Breadth-First Traversal (BFT)

Explores all nodes at the present depth level prior to moving on to nodes at the next depth level.

Level-Order Traversal:

Visits nodes level by level, from left to right within each level.
Typically implemented using a queue.

function levelOrder(root):
    if root is null:
        return

    queue = new Queue()
    queue.enqueue(root)

    while queue is not empty:
        node = queue.dequeue()
        visit(node) // Process the node

        if node.left is not null:
            queue.enqueue(node.left)
        if node.right is not null:
            queue.enqueue(node.right)

Diverse Applications of Trees

As you've seen, trees are incredibly versatile.
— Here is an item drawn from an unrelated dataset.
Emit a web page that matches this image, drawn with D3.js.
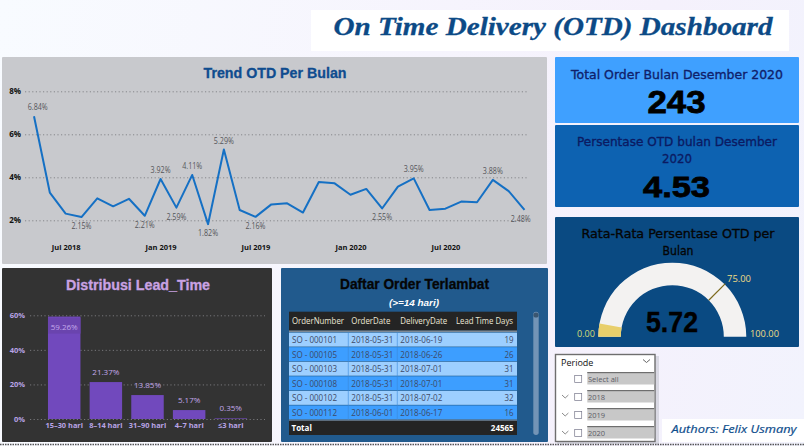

Here's a recap of where these different tree structures make an impact:

Binary Search Trees (BSTs): Fundamental for search algorithms, implementing sets and maps.
AVL Trees & Red-Black Trees: Used wherever balanced BSTs are needed for guaranteed performance – databases, file systems, standard library implementations (C++ STL, Java Collections), OS schedulers.
B-Trees (and B+ Trees): The workhorses for on-disk indexing in databases and file systems.
Binary Heaps: Essential for priority queues and algorithms like Heap Sort.
Fibonacci Heaps: Used in advanced graph algorithms like Dijkstra's and Prim's for optimizing certain operations.
Tries & Suffix Trees: Powerhouses for string-related operations like autocomplete, spell checking, and complex pattern matching.
Segment Trees: Efficiently solve range query and update problems on arrays.

Key Takeaways

Trees are fundamental hierarchical data structures consisting of nodes connected by edges.
Various types exist, from simple Binary Search Trees to complex self-balancing trees (AVL, Red-Black, B-Trees) and specialized structures like Heaps, Tries, and Segment Trees.
Each tree type has unique properties and is optimized for specific operations and use cases, offering different trade-offs in terms of performance and complexity.
Understanding tree traversal algorithms (Depth-First and Breadth-First) is key to processing the data stored within them.

Choosing the right tree structure can significantly impact the efficiency and performance of your software. They are truly foundational to solving a vast array of computational problems.